In October 2025, CCD arrested gangster Teefi Butt who then escaped custody but was killed by the CCD the next day.[7] The killing brought to light increased police encounters since the formation of the CCD, with the Human Rights Commission of Pakistan reporting 500 encounters and 670 fatalities as of October 2025.[8] In December 2025, a petition was filed before the Lahore High Court, stating the CCD was using fake encounters to declare people criminals. As of the date of the petition, it was reported that approximately 1,100 people had been killed in police counters since the implementation of the CCD.[9]

Organisation

This section is led by an Additional Inspector General (Adel.

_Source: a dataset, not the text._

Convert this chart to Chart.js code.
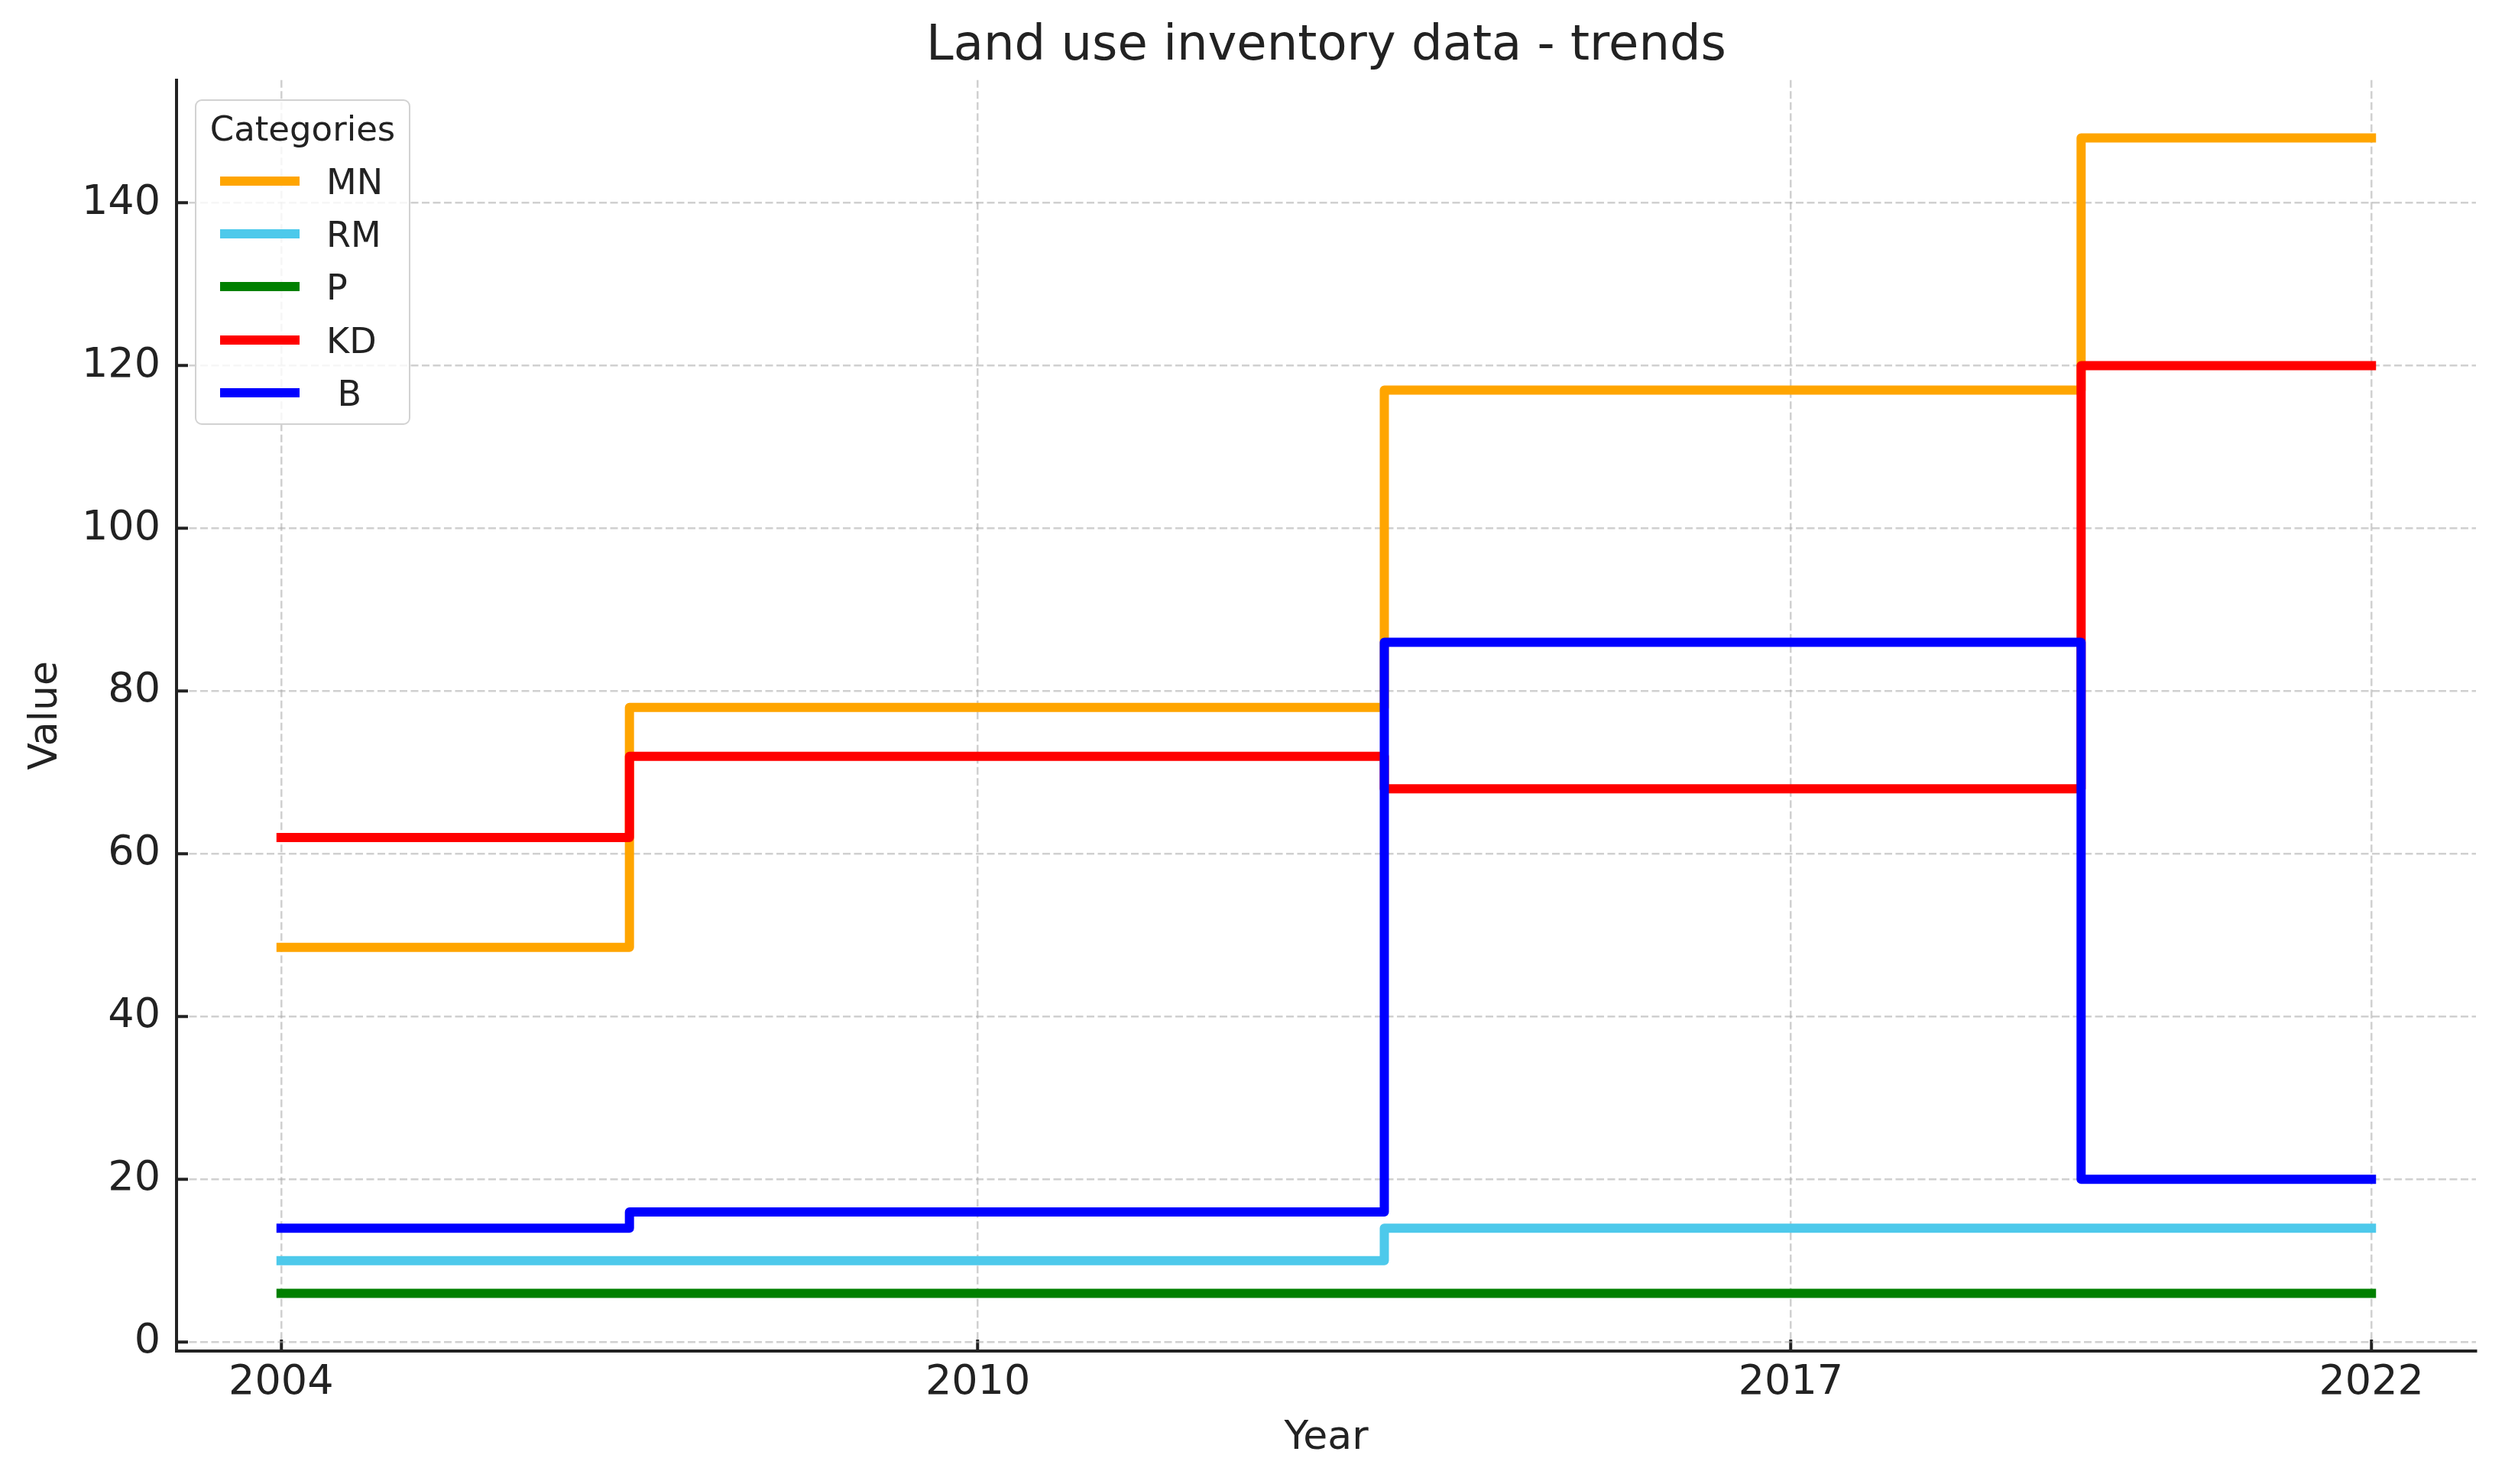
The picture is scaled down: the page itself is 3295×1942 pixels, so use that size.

IG), supported by Deputy Inspector General (DIGS), SSP, SPS and other officials. By 2025, about 4,250 employees are deployed under CCD in all districts of Punjab.[10][11]

CCD investigates crimes such as murder, dacoity, extortion, vehicle theft and kidnapping for ransom.[1] It runs its own police stations, uses modern surveillance tools, including drone and crime-mapping software Fatware, and collaborates with other security agencies where necessary.[12]

The Punjab government has allocated Rs 5.56 billion for the establishment of CCD covering infrastructure, recruitment, equipment and IT systems.[12]

Criticism

According to HRCP, between its foundation in the April of 2025 and December 2025, CCD killed over 900 people under suspicious circumstances in over 670 encounters. HRCP has called CCD a "parallel police forces" granted virtual immunity which led to a significant rise in encounter killings. It's February 2025 fact-finding report concluded that the CCD pursued "a systemic policy of extrajudicial killing in contravention of the law and Constitution."[13]

The HRCP, citing police reports, says CCD teams routinely describe stopping "suspicious" motorcyclists at night who allegedly fire first and are killed in retaliatory fire, while accomplices escape. The HRCP notes near-identical FIR wording across cases, including claims that dying suspects disclosed personal details, and says police statements repeat this narrative while omitting procedural details.[13]